TASK TO CARRY OUT
Stop at the line containing "Chart.register(...registerables);": repeat exactly every line of the entries below from the first up to it, plus that line, with pictures omitted.

DATASET RECORDS
****************

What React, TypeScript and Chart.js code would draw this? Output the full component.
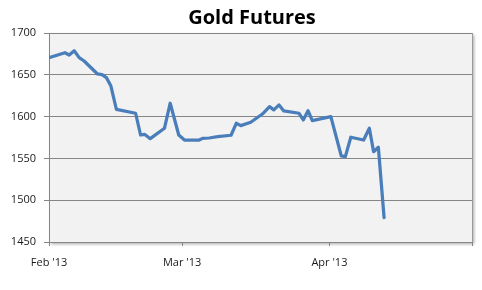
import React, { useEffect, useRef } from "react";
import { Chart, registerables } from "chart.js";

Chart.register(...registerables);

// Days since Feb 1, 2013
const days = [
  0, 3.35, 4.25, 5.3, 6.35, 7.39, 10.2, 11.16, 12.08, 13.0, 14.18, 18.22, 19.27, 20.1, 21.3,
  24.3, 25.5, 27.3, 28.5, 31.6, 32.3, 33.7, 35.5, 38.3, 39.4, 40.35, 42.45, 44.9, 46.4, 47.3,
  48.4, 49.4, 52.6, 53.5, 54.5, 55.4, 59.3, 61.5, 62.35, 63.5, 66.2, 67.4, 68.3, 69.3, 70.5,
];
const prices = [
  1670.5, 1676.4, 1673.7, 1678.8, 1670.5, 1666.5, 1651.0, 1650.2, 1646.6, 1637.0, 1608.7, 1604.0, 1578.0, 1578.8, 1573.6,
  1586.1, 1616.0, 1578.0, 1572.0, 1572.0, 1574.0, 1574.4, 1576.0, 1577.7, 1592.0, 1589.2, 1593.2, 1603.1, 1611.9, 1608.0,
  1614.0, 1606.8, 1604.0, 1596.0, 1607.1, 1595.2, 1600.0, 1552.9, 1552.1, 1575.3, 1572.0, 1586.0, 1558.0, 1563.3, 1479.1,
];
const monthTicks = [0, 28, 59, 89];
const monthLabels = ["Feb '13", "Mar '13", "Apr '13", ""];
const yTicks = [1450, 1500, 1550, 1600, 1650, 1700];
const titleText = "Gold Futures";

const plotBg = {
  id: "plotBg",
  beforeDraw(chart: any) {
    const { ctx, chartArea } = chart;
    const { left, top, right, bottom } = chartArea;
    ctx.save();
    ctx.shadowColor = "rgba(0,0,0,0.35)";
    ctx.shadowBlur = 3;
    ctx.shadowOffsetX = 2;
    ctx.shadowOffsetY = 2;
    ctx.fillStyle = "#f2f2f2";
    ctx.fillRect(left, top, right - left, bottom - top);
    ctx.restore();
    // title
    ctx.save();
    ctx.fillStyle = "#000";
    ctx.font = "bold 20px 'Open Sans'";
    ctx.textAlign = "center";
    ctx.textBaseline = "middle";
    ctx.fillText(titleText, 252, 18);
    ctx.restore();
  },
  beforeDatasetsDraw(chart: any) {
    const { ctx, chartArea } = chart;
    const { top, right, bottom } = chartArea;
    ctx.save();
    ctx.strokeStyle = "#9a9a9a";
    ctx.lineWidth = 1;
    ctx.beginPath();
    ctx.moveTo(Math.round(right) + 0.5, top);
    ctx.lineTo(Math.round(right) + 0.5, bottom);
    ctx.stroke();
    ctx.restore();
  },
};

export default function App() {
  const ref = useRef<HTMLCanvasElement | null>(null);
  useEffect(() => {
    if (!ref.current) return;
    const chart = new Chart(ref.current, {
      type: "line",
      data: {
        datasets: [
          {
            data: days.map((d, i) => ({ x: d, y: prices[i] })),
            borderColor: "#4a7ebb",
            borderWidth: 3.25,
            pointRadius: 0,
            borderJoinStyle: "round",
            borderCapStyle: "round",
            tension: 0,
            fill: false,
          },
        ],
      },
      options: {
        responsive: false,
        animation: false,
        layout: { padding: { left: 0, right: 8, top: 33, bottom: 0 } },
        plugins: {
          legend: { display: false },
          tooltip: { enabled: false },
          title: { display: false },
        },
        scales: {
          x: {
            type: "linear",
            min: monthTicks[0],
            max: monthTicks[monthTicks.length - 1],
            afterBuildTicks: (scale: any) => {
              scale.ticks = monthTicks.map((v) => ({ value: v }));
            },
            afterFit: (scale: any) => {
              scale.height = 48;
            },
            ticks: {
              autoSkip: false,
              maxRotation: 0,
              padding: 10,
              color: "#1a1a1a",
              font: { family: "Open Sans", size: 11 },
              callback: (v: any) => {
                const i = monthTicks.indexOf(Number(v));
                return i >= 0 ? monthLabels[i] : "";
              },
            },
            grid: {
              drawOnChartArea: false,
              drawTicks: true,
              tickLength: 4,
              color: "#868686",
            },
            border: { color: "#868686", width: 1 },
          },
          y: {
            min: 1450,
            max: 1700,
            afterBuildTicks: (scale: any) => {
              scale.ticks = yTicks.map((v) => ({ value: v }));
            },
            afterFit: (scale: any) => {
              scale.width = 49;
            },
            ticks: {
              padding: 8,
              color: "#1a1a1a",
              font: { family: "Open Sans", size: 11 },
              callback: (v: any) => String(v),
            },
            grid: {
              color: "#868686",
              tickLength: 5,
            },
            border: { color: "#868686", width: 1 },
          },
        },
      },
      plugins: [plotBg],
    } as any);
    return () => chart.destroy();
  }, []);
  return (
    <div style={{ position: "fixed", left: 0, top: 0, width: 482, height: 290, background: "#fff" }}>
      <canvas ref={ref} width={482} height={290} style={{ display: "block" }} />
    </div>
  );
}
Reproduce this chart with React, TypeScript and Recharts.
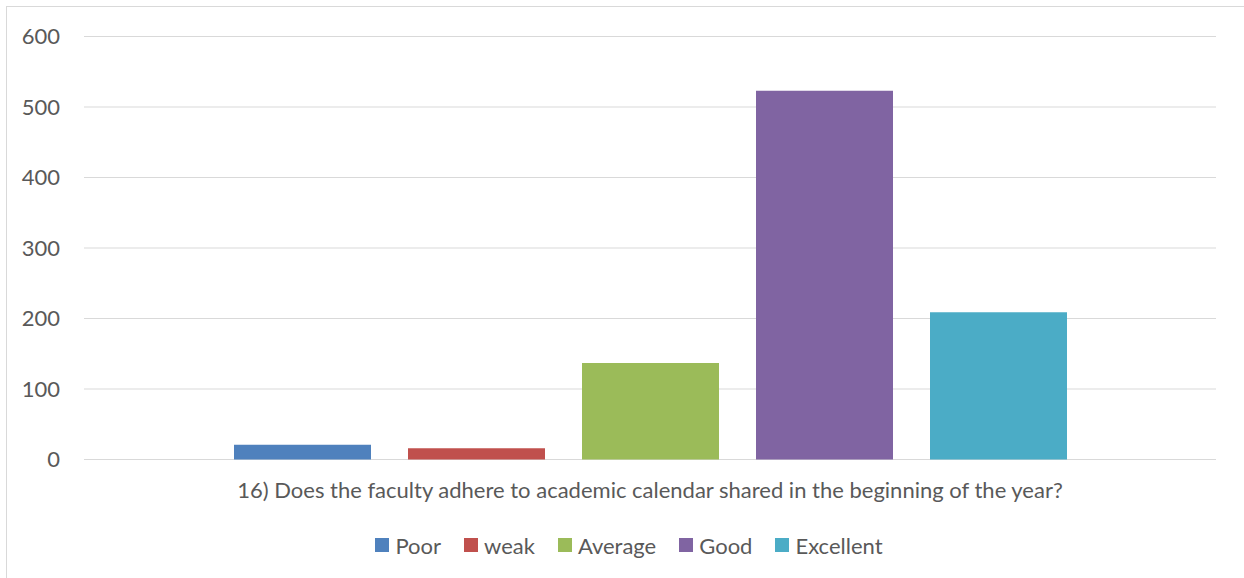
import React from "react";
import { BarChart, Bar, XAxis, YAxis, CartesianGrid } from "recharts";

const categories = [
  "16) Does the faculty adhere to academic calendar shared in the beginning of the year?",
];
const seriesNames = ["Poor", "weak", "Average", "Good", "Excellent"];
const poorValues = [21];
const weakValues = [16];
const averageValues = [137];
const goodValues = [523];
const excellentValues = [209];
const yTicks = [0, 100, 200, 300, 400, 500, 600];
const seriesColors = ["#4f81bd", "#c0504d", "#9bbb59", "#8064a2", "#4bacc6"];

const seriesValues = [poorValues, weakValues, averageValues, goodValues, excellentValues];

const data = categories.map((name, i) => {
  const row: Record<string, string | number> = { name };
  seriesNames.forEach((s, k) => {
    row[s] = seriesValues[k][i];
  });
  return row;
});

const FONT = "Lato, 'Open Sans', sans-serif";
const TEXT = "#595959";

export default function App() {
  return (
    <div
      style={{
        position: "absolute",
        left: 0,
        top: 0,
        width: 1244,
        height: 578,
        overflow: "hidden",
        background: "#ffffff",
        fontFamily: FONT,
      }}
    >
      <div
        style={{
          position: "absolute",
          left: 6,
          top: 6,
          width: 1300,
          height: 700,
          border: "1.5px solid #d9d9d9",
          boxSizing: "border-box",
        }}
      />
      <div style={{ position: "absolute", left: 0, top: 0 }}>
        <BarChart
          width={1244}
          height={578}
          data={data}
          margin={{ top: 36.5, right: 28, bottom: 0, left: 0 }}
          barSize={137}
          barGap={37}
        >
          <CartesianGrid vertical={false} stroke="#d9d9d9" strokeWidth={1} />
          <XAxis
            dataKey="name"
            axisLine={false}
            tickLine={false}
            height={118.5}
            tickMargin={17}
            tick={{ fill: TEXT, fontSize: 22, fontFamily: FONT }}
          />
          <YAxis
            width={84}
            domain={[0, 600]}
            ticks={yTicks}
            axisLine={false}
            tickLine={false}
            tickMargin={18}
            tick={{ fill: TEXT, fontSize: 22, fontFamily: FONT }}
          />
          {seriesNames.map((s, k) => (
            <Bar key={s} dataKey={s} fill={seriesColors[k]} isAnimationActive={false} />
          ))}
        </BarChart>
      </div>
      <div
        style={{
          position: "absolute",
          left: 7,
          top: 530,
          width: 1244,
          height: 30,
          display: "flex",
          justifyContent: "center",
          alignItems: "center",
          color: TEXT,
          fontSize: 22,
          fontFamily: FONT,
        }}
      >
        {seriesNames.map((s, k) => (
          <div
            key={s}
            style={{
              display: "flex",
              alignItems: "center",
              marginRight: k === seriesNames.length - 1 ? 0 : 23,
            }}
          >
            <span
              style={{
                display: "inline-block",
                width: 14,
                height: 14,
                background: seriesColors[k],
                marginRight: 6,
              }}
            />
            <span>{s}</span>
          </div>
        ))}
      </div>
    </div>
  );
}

****************

EXERCISE OUTPUT
What React, TypeScript and Chart.js code would draw this? Output the full component.
import React, { useEffect, useRef } from "react";
import { Chart, registerables } from "chart.js";

Chart.register(...registerables);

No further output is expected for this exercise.